Les déclarations d’Allègre poussent la lutte vers sa radicalisation. En effet, il déclarait lors de l’émission “ Droit de Cité ” que le budget de l’Education nationale avait augmenté, que la dotation en postes enseignants était légèrement supérieure à la moyenne nationale et qu’il n’y avait pas de candidats pour assurer la présence des infirmières dans les établissements qui en sont démunis. Tentant de manipuler l’opinion, Allègre continue d’affirmer que le problème est plus qualitatif que quantitatif, qu’il n’y a pas de problème budgétaire qui l’empêche de satisfaire les demandes de la Seine Saint-Denis. Il se cache derrière le fait qu’il ne veut pas recruter de nouveaux auxiliaires, feignant d’ignorer qu’il suffirait d’augmenter le nombre de candidats aux concours cette année. De même il tente de faire porter la responsabilité aux personnels de l’Education en déclarant qu’il faut “ rendre le travail attractif et trouver d’autres méthodes pédagogiques ”. Mais pour innover, il faut des moyens, et le mouvement de Seine Saint-Denis apporte des solutions que le ministère ne veut pas entendre : même si 125 postes d’enseignants sont proposés à la rentrée 98, la baisse des effectifs à 25 élèves par classe nécessite la création de 1200 postes pour les seuls collèges (2200 postes pour 18 élèves). Il faudrait trois fois plus de postes non enseignants (160 annoncés) pour simplement rattraper la moyenne nationale. Seuls une dizaine d’établissements sont classés en ZEP, alors que 70 seraient en situation de le demander.

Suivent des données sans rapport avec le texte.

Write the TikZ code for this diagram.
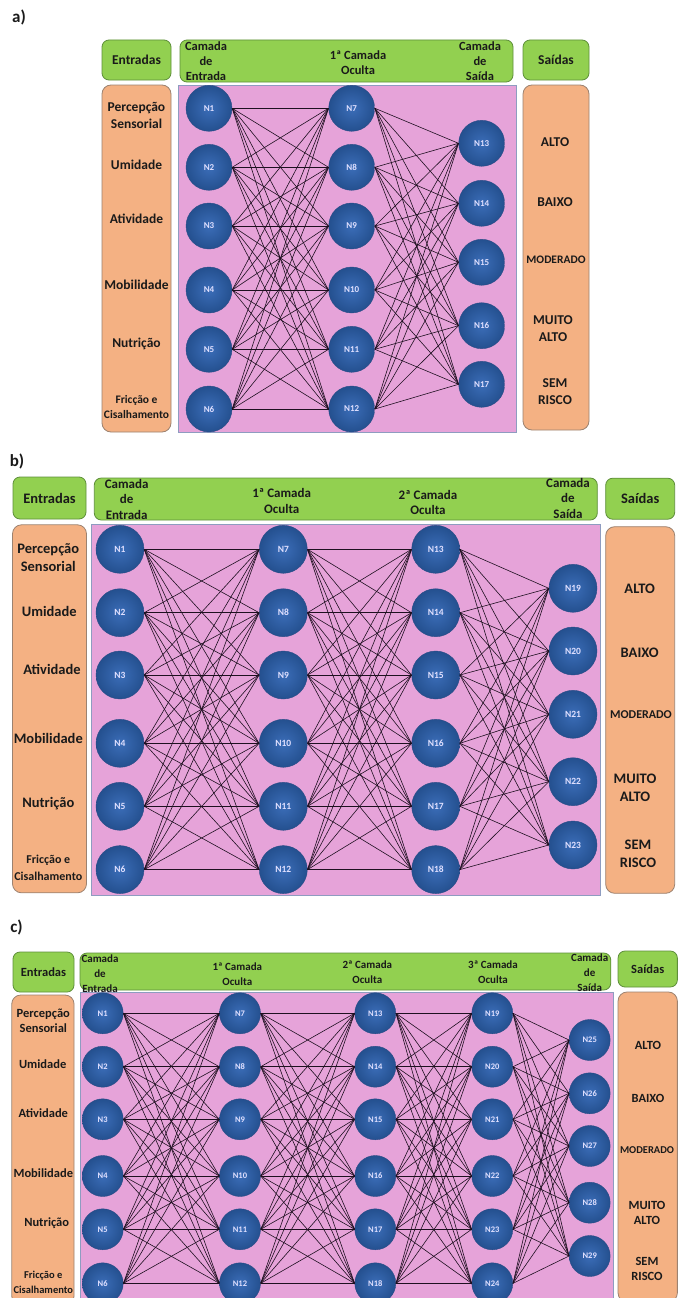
\documentclass[tikz,border=0pt]{standalone}
\usepackage{fontspec}
\setmainfont{Carlito}
\definecolor{gfill}{HTML}{92D050}
\definecolor{gborder}{HTML}{5E8F3A}
\definecolor{ofill}{HTML}{F4B183}
\definecolor{oborder}{HTML}{9C8270}
\definecolor{pfill}{HTML}{E6A3D9}
\definecolor{pborder}{HTML}{8E9CC0}
\definecolor{ninner}{HTML}{3B6DB8}
\definecolor{nouter}{HTML}{24508F}
\definecolor{nborder}{HTML}{2A4C86}
\definecolor{ecol}{HTML}{1E1020}
\definecolor{tcol}{HTML}{1A1A1A}
\newcommand\myfs[2]{\fontsize{#1}{#2}\selectfont}
\tikzset{
  gbox/.style={draw=gborder, fill=gfill, rounded corners=7pt, line width=0.8pt, inner sep=0pt},
  obox/.style={draw=oborder, fill=ofill, rounded corners=9pt, line width=0.8pt, inner sep=0pt},
  pbox/.style={draw=pborder, fill=pfill, line width=0.8pt, inner sep=0pt},
  neuron/.style={circle, draw=nborder, line width=0.4pt, shading=radial, inner color=ninner, outer color=nouter, text=white!88!blue, inner sep=0pt},
  conn/.style={draw=ecol, line width=0.6pt},
  lbl/.style={text=tcol, align=center, inner sep=0pt},
  plbl/.style={text=tcol, inner sep=0pt, font=\bfseries\myfs{17}{20}},
}
\begin{document}
\begin{tikzpicture}[x=1pt,y=-1pt]
\useasboundingbox (0,0) rectangle (688,1298);
\fill[white] (0,0) rectangle (688,1298);

%% ================= PANEL A =================
\node[plbl] (alab) at (19,17) {a)};
\node[gbox, minimum width=69pt, minimum height=40pt] (aent) at (136.5,60) {};
\node[gbox, minimum width=333pt, minimum height=42pt] (atop) at (346.5,61) {};
\node[gbox, minimum width=66pt, minimum height=40pt] (asai) at (556,60) {};
\node[obox, minimum width=69pt, minimum height=347pt] (aleft) at (136.5,258.5) {};
\node[pbox, minimum width=338pt, minimum height=347pt] (apink) at (347,258.5) {};
\node[obox, minimum width=66pt, minimum height=345pt] (aright) at (556,257.5) {};
\begin{scope}[every node/.append style={lbl, font=\bfseries\myfs{13.5}{17}}]
\node (aentt) at (aent) {Entradas};
\node (asait) at (asai) {Saídas};
\node (al1) at (136.5,115.5) {Percepção\\Sensorial};
\node (al2) at (136.5,165) {Umidade};
\node (al3) at (136.5,219.3) {Atividade};
\node (al4) at (136.5,285) {Mobilidade};
\node (al5) at (136.5,344) {Nutrição};
\node[font=\bfseries\myfs{11.5}{15}] (al6) at (136.5,407) {Fricção e\\Cisalhamento};
\node (ar1) at (555,141.7) {ALTO};
\node (ar2) at (555,201.7) {BAIXO};
\node[font=\bfseries\myfs{11.5}{13}] (ar3) at (556,259.3) {MODERADO};
\node (ar4) at (553,329) {MUITO\\ALTO};
\node (ar5) at (555,391.7) {SEM\\RISCO};
\end{scope}
\begin{scope}[every node/.append style={lbl, font=\bfseries\myfs{12.5}{15}}]
\node (at1) at (206,61.5) {Camada\\de\\Entrada};
\node (at2) at (358,63) {1ª Camada\\Oculta};
\node (at3) at (480,61.5) {Camada\\de\\Saída};
\end{scope}
\begin{scope}[every node/.append style={neuron, minimum size=46pt, font=\bfseries\myfs{9}{10}}]
\foreach \y [count=\k] in {108.3,167.3,226,290,349.3,409}{
  \node (a\k) at (209,\y) {N\k};
  \pgfmathtruncatemacro\n{\k+6}
  \node (a\n) at (351.7,\y) {N\n};
}
\foreach \y [count=\k] in {143.3,203.3,262.3,325.7,384.3}{
  \pgfmathtruncatemacro\n{\k+12}
  \node (a\n) at (481.7,\y) {N\n};
}
\end{scope}
\foreach \i in {1,...,6}{\foreach \j in {7,...,12}{\draw[conn] (a\i.east) -- (a\j.west);}}
\foreach \i in {7,...,12}{\foreach \j in {13,...,17}{\draw[conn] (a\i.east) -- (a\j.west);}}

%% ================= PANEL B =================
\node[plbl] (blab) at (17,461.5) {b)};
\node[gbox, minimum width=73pt, minimum height=42pt] (bent) at (49.5,498) {};
\node[gbox, minimum width=503pt, minimum height=42pt] (btop) at (345.8,499) {};
\node[gbox, minimum width=69pt, minimum height=41pt] (bsai) at (640.2,498.7) {};
\node[obox, minimum width=74pt, minimum height=368pt] (bleft) at (49.5,708.8) {};
\node[pbox, minimum width=508.6pt, minimum height=371pt] (bpink) at (346,709.5) {};
\node[obox, minimum width=69pt, minimum height=366.6pt] (bright) at (640.2,710) {};
\begin{scope}[every node/.append style={lbl, font=\bfseries\myfs{14.5}{18.4}}]
\node (bentt) at (bent) {Entradas};
\node (bsait) at (bsai) {Saídas};
\node (bl1) at (48.3,557.5) {Percepção\\Sensorial};
\node (bl2) at (49.3,611.7) {Umidade};
\node (bl3) at (52,669.3) {Atividade};
\node (bl4) at (48.3,738.3) {Mobilidade};
\node (bl5) at (48.3,803.3) {Nutrição};
\node[font=\bfseries\myfs{12}{16.5}] (bl6) at (48.3,868) {Fricção e\\Cisalhamento};
\node (br1) at (639.7,588.3) {ALTO};
\node (br2) at (639.7,652.3) {BAIXO};
\node[font=\bfseries\myfs{12}{13}] (br3) at (641,714.3) {MODERADO};
\node (br4) at (635,787.5) {MUITO\\ALTO};
\node (br5) at (638,854) {SEM\\RISCO};
\end{scope}
\begin{scope}[every node/.append style={lbl, font=\bfseries\myfs{13}{15.5}}]
\node (bt1) at (126.7,499) {Camada\\de\\Entrada};
\node (bt2) at (281.7,501) {1ª Camada\\Oculta};
\node (bt3) at (428,502.5) {2ª Camada\\Oculta};
\node (bt4) at (568,498) {Camada\\de\\Saída};
\end{scope}
\begin{scope}[every node/.append style={neuron, minimum size=48pt, font=\bfseries\myfs{9.5}{10}}]
\foreach \y [count=\k] in {549.3,612.7,675,743.3,806.3,869.6}{
  \node (b\k) at (120,\y) {N\k};
  \pgfmathtruncatemacro\n{\k+6}
  \node (b\n) at (283.3,\y) {N\n};
  \pgfmathtruncatemacro\m{\k+12}
  \node (b\m) at (435.7,\y) {N\m};
}
\foreach \y [count=\k] in {588.3,651,714.3,781.7,845}{
  \pgfmathtruncatemacro\n{\k+18}
  \node (b\n) at (573,\y) {N\n};
}
\end{scope}
\foreach \i in {1,...,6}{\foreach \j in {7,...,12}{\draw[conn] (b\i.east) -- (b\j.west);}}
\foreach \i in {7,...,12}{\foreach \j in {13,...,18}{\draw[conn] (b\i.east) -- (b\j.west);}}
\foreach \i in {13,...,18}{\foreach \j in {19,...,23}{\draw[conn] (b\i.east) -- (b\j.west);}}

%% ================= PANEL C =================
\node[plbl] (clab) at (16.5,927.5) {c)};
\node[gbox, minimum width=61pt, minimum height=40pt] (cent) at (43.5,972) {};
\node[gbox, minimum width=530.7pt, minimum height=37pt] (ctop) at (345.4,971.5) {};
\node[gbox, minimum width=59.3pt, minimum height=36pt] (csai) at (647.7,969) {};
\node[obox, minimum width=62.3pt, minimum height=310pt] (cleft) at (42.9,1150) {};
\node[pbox, minimum width=533pt, minimum height=308pt] (cpink) at (346.5,1146) {};
\node[obox, minimum width=59.3pt, minimum height=310pt] (cright) at (647.7,1147) {};
\begin{scope}[every node/.append style={lbl, font=\bfseries\myfs{12.5}{15}}]
\node (centt) at (cent) {Entradas};
\node (csait) at (csai) {Saídas};
\node (cl1) at (43.3,1021) {Percepção\\Sensorial};
\node (cl2) at (42.7,1064.3) {Umidade};
\node (cl3) at (43.3,1113.3) {Atividade};
\node (cl4) at (43.3,1172.7) {Mobilidade};
\node (cl5) at (46.7,1222.7) {Nutrição};
\node[font=\bfseries\myfs{10.5}{15}] (cl6) at (43.3,1282.5) {Fricção e\\Cisalhamento};
\node (cr1) at (648,1045) {ALTO};
\node (cr2) at (648,1098.3) {BAIXO};
\node[font=\bfseries\myfs{10.5}{12}] (cr3) at (647,1150) {MODERADO};
\node (cr4) at (647,1213) {MUITO\\ALTO};
\node (cr5) at (647,1269) {SEM\\RISCO};
\end{scope}
\begin{scope}[every node/.append style={lbl, font=\bfseries\myfs{11}{15}}]
\node (ct1) at (100,973.3) {Camada\\de\\Entrada};
\node (ct2) at (237.3,974) {1ª Camada\\Oculta};
\node (ct3) at (367.3,972.5) {2ª Camada\\Oculta};
\node (ct4) at (493,972.5) {3ª Camada\\Oculta};
\node (ct5) at (589.7,973) {Camada\\de\\Saída};
\end{scope}
\begin{scope}[every node/.append style={neuron, minimum size=41pt, font=\bfseries\myfs{8.5}{10}}]
\foreach \y [count=\k] in {1013.3,1066.7,1119.3,1176,1229.3,1283.3}{
  \node (c\k) at (102.7,\y) {N\k};
  \pgfmathtruncatemacro\n{\k+6}
  \node (c\n) at (240,\y) {N\n};
  \pgfmathtruncatemacro\m{\k+12}
  \node (c\m) at (375.3,\y) {N\m};
  \pgfmathtruncatemacro\p{\k+18}
  \node (c\p) at (492.3,\y) {N\p};
}
\foreach \y [count=\k] in {1040,1093.3,1146,1202.7,1256}{
  \pgfmathtruncatemacro\n{\k+24}
  \node (c\n) at (589.7,\y) {N\n};
}
\end{scope}
\foreach \i in {1,...,6}{\foreach \j in {7,...,12}{\draw[conn] (c\i.east) -- (c\j.west);}}
\foreach \i in {7,...,12}{\foreach \j in {13,...,18}{\draw[conn] (c\i.east) -- (c\j.west);}}
\foreach \i in {13,...,18}{\foreach \j in {19,...,24}{\draw[conn] (c\i.east) -- (c\j.west);}}
\foreach \i in {19,...,24}{\foreach \j in {25,...,29}{\draw[conn] (c\i.east) -- (c\j.west);}}
\end{tikzpicture}
\end{document}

Face aux réponses ridicules du ministre, l’assemblée générale des établissements en lutte du 93 a voté le 7 avril la poursuite et l’extension du mouvement de grève, dès le 23 avril, et appelle à une manifestation le samedi 25 à Paris, place Raoul Dautry à 14 h 30 pour aller à Matignon.

Si l’assemblée générale des établissements en lutte du 93 montre la voie, Allègre et le gouvernement ne reculeront pas tant que la lutte ne s’étendra pas à d’autres départements qui connaissent les mêmes problèmes que le 93. Pour cela, il faudrait que les organisations syndicales les reprennent à leur compte, les popularisent et œuvrent à l’extension de la lutte. Mais il est peu probable qu’elles le veuillent.